[Start Information supplied]
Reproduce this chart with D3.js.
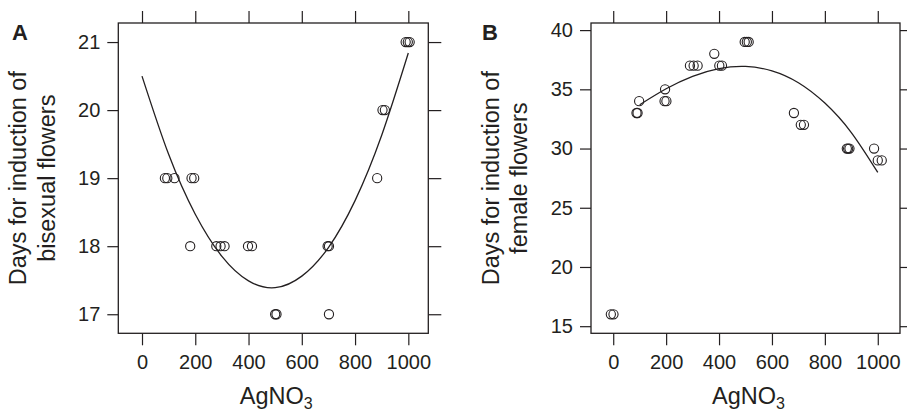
<!DOCTYPE html>
<meta charset="utf-8">
<head>
  <title>AgNO3 induction</title>
  <script src="https://cdn.jsdelivr.net/npm/d3@7"></script>
  <style>
    body { margin: 0; background: #fff; }
    text { font-family: "Liberation Sans", Arial, sans-serif; fill: #231f20; }
  </style>
</head>
<body>
  <div id="chart"></div>
  <script>
    // panel A: bisexual flowers
    var doseA = [86, 95, 122, 186, 196, 181, 279, 295, 310, 398, 413, 697, 702, 500, 505, 702, 883, 903, 912, 990, 998, 1005];
    var daysA = [19, 19, 19, 19, 19, 18, 18, 18, 18, 18, 18, 18, 18, 17, 17, 17, 19, 20, 20, 21, 21, 21];
    var fitDoseA = [0, 100, 200, 300, 400, 500, 600, 700, 800, 900, 1000];
    var fitDaysA = [20.5, 19.35, 18.47, 17.85, 17.49, 17.39, 17.56, 17.98, 18.67, 19.63, 20.84];
    var yTicksA = [17, 18, 19, 20, 21];

    // panel B: female flowers
    var doseB = [-9, 1, 88, 92, 98, 196, 194, 201, 290, 304, 319, 382, 401, 411, 497, 505, 512, 683, 709, 721, 883, 888, 893, 986, 1000, 1015];
    var daysB = [16, 16, 33, 33, 34, 35, 34, 34, 37, 37, 37, 38, 37, 37, 39, 39, 39, 33, 32, 32, 30, 30, 30, 30, 29, 29];
    var fitDoseB = [100, 200, 300, 400, 500, 600, 700, 800, 900, 1000];
    var fitDaysB = [33.7, 35.05, 36.1, 36.75, 36.93, 36.56, 35.56, 33.84, 31.35, 27.98];
    var yTicksB = [15, 20, 25, 30, 35, 40];

    var xTicks = [0, 200, 400, 600, 800, 1000];

    var width = 907, height = 411;
    var ink = "#231f20";

    var svg = d3.select("#chart")
      .append("svg")
      .attr("width", width)
      .attr("height", height);

    function drawPanel(opt) {
      var left = opt.left, right = opt.right, top = 23, bottom = 333.3;

      var x = d3.scaleLinear().domain(opt.xDomain).range([left, right]);
      var y = d3.scaleLinear().domain(opt.yDomain).range([bottom, top]);

      var g = svg.append("g");

      // axes on all four sides, labels only left and bottom
      var styleAxis = function (sel) {
        sel.select(".domain").remove();
        sel.selectAll("line").attr("stroke", ink).attr("stroke-width", 1.2);
        sel.selectAll("text")
          .style("font-family", "'Liberation Sans', Arial, sans-serif")
          .style("font-size", "20px")
          .attr("fill", ink);
      };

      g.append("g")
        .attr("transform", "translate(0," + bottom + ")")
        .call(d3.axisBottom(x).tickValues(xTicks).tickSize(12).tickPadding(10).tickFormat(d3.format("d")))
        .call(styleAxis);
      g.append("g")
        .attr("transform", "translate(0," + top + ")")
        .call(d3.axisTop(x).tickValues(xTicks).tickSize(12).tickFormat(""))
        .call(styleAxis);
      g.append("g")
        .attr("transform", "translate(" + left + ",0)")
        .call(d3.axisLeft(y).tickValues(opt.yTicks).tickSize(11).tickPadding(7).tickFormat(d3.format("d")))
        .call(styleAxis);
      g.append("g")
        .attr("transform", "translate(" + right + ",0)")
        .call(d3.axisRight(y).tickValues(opt.yTicks).tickSize(13).tickFormat(""))
        .call(styleAxis);

      // frame
      g.append("rect")
        .attr("x", left).attr("y", top)
        .attr("width", right - left).attr("height", bottom - top)
        .attr("fill", "none").attr("stroke", ink).attr("stroke-width", 1.3);

      // fitted curve
      var fit = opt.fitDose.map(function (d, i) { return [d, opt.fitDays[i]]; });
      var line = d3.line()
        .x(function (d) { return x(d[0]); })
        .y(function (d) { return y(d[1]); })
        .curve(d3.curveNatural);
      g.append("path")
        .datum(fit)
        .attr("d", line)
        .attr("fill", "none")
        .attr("stroke", ink)
        .attr("stroke-width", 1.3);

      // points
      var pts = opt.dose.map(function (d, i) { return [d, opt.days[i]]; });
      g.selectAll("circle.pt")
        .data(pts)
        .enter()
        .append("circle")
        .attr("class", "pt")
        .attr("cx", function (d) { return x(d[0]); })
        .attr("cy", function (d) { return y(d[1]); })
        .attr("r", 4.6)
        .attr("fill", "none")
        .attr("stroke", ink)
        .attr("stroke-width", 1.1);

      // x label with subscript
      var xl = g.append("text")
        .attr("x", (left + right) / 2 + 3)
        .attr("y", 404.3)
        .attr("text-anchor", "middle")
        .style("font-size", "23.5px");
      xl.append("tspan").text("AgNO");
      xl.append("tspan").attr("dy", 5).style("font-size", "16px").text("3");

      // y label, two lines
      var midY = (top + bottom) / 2;
      opt.yLabel.forEach(function (s, i) {
        var bx = left - 92.3 + i * 28.5;
        g.append("text")
          .attr("transform", "translate(" + bx + "," + midY + ") rotate(-90)")
          .attr("text-anchor", "middle")
          .style("font-size", "23.5px")
          .text(s);
      });

      // panel letter
      g.append("text")
        .attr("x", opt.letterX)
        .attr("y", 39.5)
        .style("font-size", "22px")
        .style("font-weight", "bold")
        .text(opt.letter);
    }

    drawPanel({
      left: 118.3, right: 428.3,
      xDomain: [-89, 1075], yDomain: [16.72, 21.28],
      yTicks: yTicksA,
      dose: doseA, days: daysA,
      fitDose: fitDoseA, fitDays: fitDaysA,
      yLabel: ["Days for induction of", "bisexual flowers"],
      letter: "A", letterX: 12
    });

    drawPanel({
      left: 591, right: 900,
      xDomain: [-84, 1084], yDomain: [14.4, 40.6],
      yTicks: yTicksB,
      dose: doseB, days: daysB,
      fitDose: fitDoseB, fitDays: fitDaysB,
      yLabel: ["Days for induction of", "female flowers"],
      letter: "B", letterX: 482
    });
  </script>
</body>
[End Information supplied]
• Short problem: Transcribe the material exactly, and leave out whatever pictures it holds.

• Solution to the exercise:
Reproduce this chart with D3.js.
<!DOCTYPE html>
<meta charset="utf-8">
<head>
  <title>AgNO3 induction</title>
  <script src="https://cdn.jsdelivr.net/npm/d3@7"></script>
  <style>
    body { margin: 0; background: #fff; }
    text { font-family: "Liberation Sans", Arial, sans-serif; fill: #231f20; }
  </style>
</head>
<body>
  <div id="chart"></div>
  <script>
    // panel A: bisexual flowers
    var doseA = [86, 95, 122, 186, 196, 181, 279, 295, 310, 398, 413, 697, 702, 500, 505, 702, 883, 903, 912, 990, 998, 1005];
    var daysA = [19, 19, 19, 19, 19, 18, 18, 18, 18, 18, 18, 18, 18, 17, 17, 17, 19, 20, 20, 21, 21, 21];
    var fitDoseA = [0, 100, 200, 300, 400, 500, 600, 700, 800, 900, 1000];
    var fitDaysA = [20.5, 19.35, 18.47, 17.85, 17.49, 17.39, 17.56, 17.98, 18.67, 19.63, 20.84];
    var yTicksA = [17, 18, 19, 20, 21];

    // panel B: female flowers
    var doseB = [-9, 1, 88, 92, 98, 196, 194, 201, 290, 304, 319, 382, 401, 411, 497, 505, 512, 683, 709, 721, 883, 888, 893, 986, 1000, 1015];
    var daysB = [16, 16, 33, 33, 34, 35, 34, 34, 37, 37, 37, 38, 37, 37, 39, 39, 39, 33, 32, 32, 30, 30, 30, 30, 29, 29];
    var fitDoseB = [100, 200, 300, 400, 500, 600, 700, 800, 900, 1000];
    var fitDaysB = [33.7, 35.05, 36.1, 36.75, 36.93, 36.56, 35.56, 33.84, 31.35, 27.98];
    var yTicksB = [15, 20, 25, 30, 35, 40];

    var xTicks = [0, 200, 400, 600, 800, 1000];

    var width = 907, height = 411;
    var ink = "#231f20";

    var svg = d3.select("#chart")
      .append("svg")
      .attr("width", width)
      .attr("height", height);

    function drawPanel(opt) {
      var left = opt.left, right = opt.right, top = 23, bottom = 333.3;

      var x = d3.scaleLinear().domain(opt.xDomain).range([left, right]);
      var y = d3.scaleLinear().domain(opt.yDomain).range([bottom, top]);

      var g = svg.append("g");

      // axes on all four sides, labels only left and bottom
      var styleAxis = function (sel) {
        sel.select(".domain").remove();
        sel.selectAll("line").attr("stroke", ink).attr("stroke-width", 1.2);
        sel.selectAll("text")
          .style("font-family", "'Liberation Sans', Arial, sans-serif")
          .style("font-size", "20px")
          .attr("fill", ink);
      };

      g.append("g")
        .attr("transform", "translate(0," + bottom + ")")
        .call(d3.axisBottom(x).tickValues(xTicks).tickSize(12).tickPadding(10).tickFormat(d3.format("d")))
        .call(styleAxis);
      g.append("g")
        .attr("transform", "translate(0," + top + ")")
        .call(d3.axisTop(x).tickValues(xTicks).tickSize(12).tickFormat(""))
        .call(styleAxis);
      g.append("g")
        .attr("transform", "translate(" + left + ",0)")
        .call(d3.axisLeft(y).tickValues(opt.yTicks).tickSize(11).tickPadding(7).tickFormat(d3.format("d")))
        .call(styleAxis);
      g.append("g")
        .attr("transform", "translate(" + right + ",0)")
        .call(d3.axisRight(y).tickValues(opt.yTicks).tickSize(13).tickFormat(""))
        .call(styleAxis);

      // frame
      g.append("rect")
        .attr("x", left).attr("y", top)
        .attr("width", right - left).attr("height", bottom - top)
        .attr("fill", "none").attr("stroke", ink).attr("stroke-width", 1.3);

      // fitted curve
      var fit = opt.fitDose.map(function (d, i) { return [d, opt.fitDays[i]]; });
      var line = d3.line()
        .x(function (d) { return x(d[0]); })
        .y(function (d) { return y(d[1]); })
        .curve(d3.curveNatural);
      g.append("path")
        .datum(fit)
        .attr("d", line)
        .attr("fill", "none")
        .attr("stroke", ink)
        .attr("stroke-width", 1.3);

      // points
      var pts = opt.dose.map(function (d, i) { return [d, opt.days[i]]; });
      g.selectAll("circle.pt")
        .data(pts)
        .enter()
        .append("circle")
        .attr("class", "pt")
        .attr("cx", function (d) { return x(d[0]); })
        .attr("cy", function (d) { return y(d[1]); })
        .attr("r", 4.6)
        .attr("fill", "none")
        .attr("stroke", ink)
        .attr("stroke-width", 1.1);

      // x label with subscript
      var xl = g.append("text")
        .attr("x", (left + right) / 2 + 3)
        .attr("y", 404.3)
        .attr("text-anchor", "middle")
        .style("font-size", "23.5px");
      xl.append("tspan").text("AgNO");
      xl.append("tspan").attr("dy", 5).style("font-size", "16px").text("3");

      // y label, two lines
      var midY = (top + bottom) / 2;
      opt.yLabel.forEach(function (s, i) {
        var bx = left - 92.3 + i * 28.5;
        g.append("text")
          .attr("transform", "translate(" + bx + "," + midY + ") rotate(-90)")
          .attr("text-anchor", "middle")
          .style("font-size", "23.5px")
          .text(s);
      });

      // panel letter
      g.append("text")
        .attr("x", opt.letterX)
        .attr("y", 39.5)
        .style("font-size", "22px")
        .style("font-weight", "bold")
        .text(opt.letter);
    }

    drawPanel({
      left: 118.3, right: 428.3,
      xDomain: [-89, 1075], yDomain: [16.72, 21.28],
      yTicks: yTicksA,
      dose: doseA, days: daysA,
      fitDose: fitDoseA, fitDays: fitDaysA,
      yLabel: ["Days for induction of", "bisexual flowers"],
      letter: "A", letterX: 12
    });

    drawPanel({
      left: 591, right: 900,
      xDomain: [-84, 1084], yDomain: [14.4, 40.6],
      yTicks: yTicksB,
      dose: doseB, days: daysB,
      fitDose: fitDoseB, fitDays: fitDaysB,
      yLabel: ["Days for induction of", "female flowers"],
      letter: "B", letterX: 482
    });
  </script>
</body>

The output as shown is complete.